Most Scottish readers who can count the number of sixty years, must recollect many respected acquaintances of their youth, who, as the established phrase gently worded it, out in the Forty-Five. ... Jacobites were looked on in society as men who had proved their sincerity by sacrificing their interests to their principles; and in well-regulated companies, it was held a piece of ill-breeding to injure their feelings...

Magnus Magnusson wrote:

Its two young heroes, Alan Fairford and Darsie Latimer (Redgauntlet's nephew), between them reflect the duality of Scott's own character. Fairford, an Edinburgh advocate, is the son of a strict, ultra-conservative Edinburgh lawyer; Latimer ... is the young adventurer seeking to discover the secret of his parentage in the wilds of Dumfriesshire. Alan Fairford is Scott's Edinburgh self; Darsie Latimer is his Borders self. Between them ... they discover an ultimate commitment to the Hanoverian peace.

David Daiches wrote:

The picture of the slow disintegration of the meeting, of the embarrassment of the Jacobites when faced with the problem of reconciling their fierce protestations of loyalty to the House of Stuart with the realities of their present situation, is brilliantly done. The scene is one of the finest in Scott. The two worlds are finally brought together, and the romantic one disintegrates.

The early parts of the novel are in epistolary form consisting of letters between Darsie Latimer and Alan Fairford, or between Darsie and Saunders Fairford (Alan's father). It changes to third person narration from the court case where Alan represents Peter Peebles. The remainder of the novel is mostly third person, with some extracts from the journal of Darsie Latimer.

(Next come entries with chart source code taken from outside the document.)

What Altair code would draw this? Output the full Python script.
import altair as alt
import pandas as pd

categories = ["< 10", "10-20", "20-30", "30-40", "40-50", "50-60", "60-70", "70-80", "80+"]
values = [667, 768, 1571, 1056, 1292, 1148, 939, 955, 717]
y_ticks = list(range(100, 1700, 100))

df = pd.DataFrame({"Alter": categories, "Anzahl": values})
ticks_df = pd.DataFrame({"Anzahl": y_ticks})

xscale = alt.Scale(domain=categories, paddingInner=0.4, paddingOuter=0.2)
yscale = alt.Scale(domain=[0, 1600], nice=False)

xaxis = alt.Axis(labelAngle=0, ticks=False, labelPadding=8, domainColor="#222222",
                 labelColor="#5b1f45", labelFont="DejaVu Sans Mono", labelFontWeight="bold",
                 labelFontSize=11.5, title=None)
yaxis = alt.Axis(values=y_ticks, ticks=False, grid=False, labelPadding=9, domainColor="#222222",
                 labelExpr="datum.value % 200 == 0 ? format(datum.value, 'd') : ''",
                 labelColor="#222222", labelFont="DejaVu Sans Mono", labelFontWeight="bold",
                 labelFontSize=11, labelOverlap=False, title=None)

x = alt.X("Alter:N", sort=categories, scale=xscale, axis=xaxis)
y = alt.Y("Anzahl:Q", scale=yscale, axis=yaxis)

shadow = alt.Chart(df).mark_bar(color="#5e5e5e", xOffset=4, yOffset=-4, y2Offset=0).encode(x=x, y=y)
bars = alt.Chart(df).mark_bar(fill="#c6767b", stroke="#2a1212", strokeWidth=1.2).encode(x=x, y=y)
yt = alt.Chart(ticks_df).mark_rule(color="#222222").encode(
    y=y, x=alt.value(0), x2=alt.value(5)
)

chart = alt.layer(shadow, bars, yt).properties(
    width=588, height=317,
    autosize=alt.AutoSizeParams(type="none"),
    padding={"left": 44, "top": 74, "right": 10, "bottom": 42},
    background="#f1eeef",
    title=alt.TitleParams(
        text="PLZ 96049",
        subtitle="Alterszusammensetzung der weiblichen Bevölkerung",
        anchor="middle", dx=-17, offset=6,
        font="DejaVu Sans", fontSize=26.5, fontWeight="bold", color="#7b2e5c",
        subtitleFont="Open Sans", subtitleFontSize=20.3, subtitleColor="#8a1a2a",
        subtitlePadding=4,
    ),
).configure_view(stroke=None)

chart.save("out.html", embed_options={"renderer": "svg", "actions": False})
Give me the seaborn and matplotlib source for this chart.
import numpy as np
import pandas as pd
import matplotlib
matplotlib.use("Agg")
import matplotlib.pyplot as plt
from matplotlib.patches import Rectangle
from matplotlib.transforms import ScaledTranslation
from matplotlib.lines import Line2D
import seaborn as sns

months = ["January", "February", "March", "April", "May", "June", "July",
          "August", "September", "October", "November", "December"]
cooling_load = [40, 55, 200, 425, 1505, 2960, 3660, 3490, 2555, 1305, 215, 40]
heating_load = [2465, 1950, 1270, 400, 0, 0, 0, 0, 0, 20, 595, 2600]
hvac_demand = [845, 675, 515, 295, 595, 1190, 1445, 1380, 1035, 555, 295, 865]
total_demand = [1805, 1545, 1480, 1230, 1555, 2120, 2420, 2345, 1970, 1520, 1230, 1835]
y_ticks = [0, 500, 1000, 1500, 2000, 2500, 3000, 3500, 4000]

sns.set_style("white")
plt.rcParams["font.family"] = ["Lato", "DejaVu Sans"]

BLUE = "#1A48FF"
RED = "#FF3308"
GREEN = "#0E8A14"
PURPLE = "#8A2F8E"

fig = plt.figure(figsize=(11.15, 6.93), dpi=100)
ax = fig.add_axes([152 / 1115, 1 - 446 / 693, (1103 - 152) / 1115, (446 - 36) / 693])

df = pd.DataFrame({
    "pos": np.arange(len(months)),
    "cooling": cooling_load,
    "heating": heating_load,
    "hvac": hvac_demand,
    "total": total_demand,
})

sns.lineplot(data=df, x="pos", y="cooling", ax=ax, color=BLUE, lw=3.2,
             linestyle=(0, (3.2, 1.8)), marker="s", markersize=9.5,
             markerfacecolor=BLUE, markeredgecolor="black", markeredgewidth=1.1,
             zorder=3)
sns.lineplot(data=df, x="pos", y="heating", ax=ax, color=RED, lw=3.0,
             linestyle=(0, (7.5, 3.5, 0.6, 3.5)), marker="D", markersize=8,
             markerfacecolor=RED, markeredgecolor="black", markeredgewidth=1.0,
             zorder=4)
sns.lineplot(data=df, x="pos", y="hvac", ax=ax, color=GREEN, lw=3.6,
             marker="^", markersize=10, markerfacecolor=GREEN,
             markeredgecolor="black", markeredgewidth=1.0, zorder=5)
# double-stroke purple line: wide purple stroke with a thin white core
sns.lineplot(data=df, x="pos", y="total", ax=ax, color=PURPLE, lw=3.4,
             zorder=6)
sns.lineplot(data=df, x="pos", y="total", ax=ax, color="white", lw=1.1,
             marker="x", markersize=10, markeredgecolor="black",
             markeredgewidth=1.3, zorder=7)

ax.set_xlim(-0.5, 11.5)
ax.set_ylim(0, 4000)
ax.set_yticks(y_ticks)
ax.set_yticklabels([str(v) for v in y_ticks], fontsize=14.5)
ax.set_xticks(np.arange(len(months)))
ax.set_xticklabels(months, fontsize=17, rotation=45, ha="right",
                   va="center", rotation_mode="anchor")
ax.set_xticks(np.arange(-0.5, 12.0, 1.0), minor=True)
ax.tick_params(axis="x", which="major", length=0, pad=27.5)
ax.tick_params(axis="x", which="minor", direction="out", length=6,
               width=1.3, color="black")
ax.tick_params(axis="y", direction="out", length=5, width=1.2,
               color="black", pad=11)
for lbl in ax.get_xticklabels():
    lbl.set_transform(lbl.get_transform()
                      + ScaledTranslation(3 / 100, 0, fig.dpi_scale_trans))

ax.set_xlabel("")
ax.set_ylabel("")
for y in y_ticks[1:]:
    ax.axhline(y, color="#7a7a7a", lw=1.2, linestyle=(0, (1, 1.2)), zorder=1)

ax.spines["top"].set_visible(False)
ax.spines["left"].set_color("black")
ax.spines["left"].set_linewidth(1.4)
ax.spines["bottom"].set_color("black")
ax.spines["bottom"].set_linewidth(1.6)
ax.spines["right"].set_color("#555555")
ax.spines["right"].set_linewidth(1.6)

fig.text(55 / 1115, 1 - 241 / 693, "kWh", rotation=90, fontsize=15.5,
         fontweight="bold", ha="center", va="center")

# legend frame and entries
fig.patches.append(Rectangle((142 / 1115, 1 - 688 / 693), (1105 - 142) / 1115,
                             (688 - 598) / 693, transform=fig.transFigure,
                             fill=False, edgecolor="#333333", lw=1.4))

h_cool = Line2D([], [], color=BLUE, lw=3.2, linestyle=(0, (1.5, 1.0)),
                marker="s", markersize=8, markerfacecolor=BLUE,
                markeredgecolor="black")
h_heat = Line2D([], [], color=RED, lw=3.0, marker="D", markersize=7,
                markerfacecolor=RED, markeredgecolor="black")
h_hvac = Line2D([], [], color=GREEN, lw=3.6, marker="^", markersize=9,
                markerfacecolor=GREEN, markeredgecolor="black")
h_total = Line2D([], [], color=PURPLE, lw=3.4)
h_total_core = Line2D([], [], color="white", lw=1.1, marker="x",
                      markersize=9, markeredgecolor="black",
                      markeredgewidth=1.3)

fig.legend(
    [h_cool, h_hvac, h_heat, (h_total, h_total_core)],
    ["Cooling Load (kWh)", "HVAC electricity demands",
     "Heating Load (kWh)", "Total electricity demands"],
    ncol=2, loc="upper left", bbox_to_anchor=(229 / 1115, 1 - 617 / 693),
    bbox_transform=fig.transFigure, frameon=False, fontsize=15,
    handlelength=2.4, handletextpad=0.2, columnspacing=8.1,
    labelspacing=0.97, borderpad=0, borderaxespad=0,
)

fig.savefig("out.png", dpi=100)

One of the major highlights of the novel is "Wandering Willie's Tale", which occurs in the epistolary section. Wandering Willie is a wandering musician and the narrator of the tale. It is a ghost story with the climax being an encounter between Willie's grandfather, Steenie Steenson and the ghost of his landlord Robert Redgauntlet (Hugh's grandfather). All of the supernatural events have rational explanations which Willie mentions but vehemently denies.

==Adaptations==
- A television miniseries in six episodes was shown in 1959. It starred Tom Fleming as Redgauntlet, Terry Baker as Nixon, Donald Douglas as Darsie, John Cairney as Alan, and Claire Nielson as Lilias.
- Another miniseries was shown in 1970. It starred Jack Watson as Redgauntlet, Roddy McMillan as Nixon, James Grant as Darsie, Andrew Robertson as Alan, and Isobel Black as Lilias.
- On March 19, 1982, the CBC Radio series Nightfall aired an adaptation of Wandering Willie's Tale entitled "From My Appointed Place Below", written by John Douglas.
- In 2014 BBC Radio 4 broadcast a loose adaptation as part of its The Great Scott series (three plays based on Scott's novels, with David Tennant narrating as Scott). Set in an independent Scotland in 2035, Redgauntlet (played by Forbes Masson) and allies are revolutionaries fighting for reunification of the UK.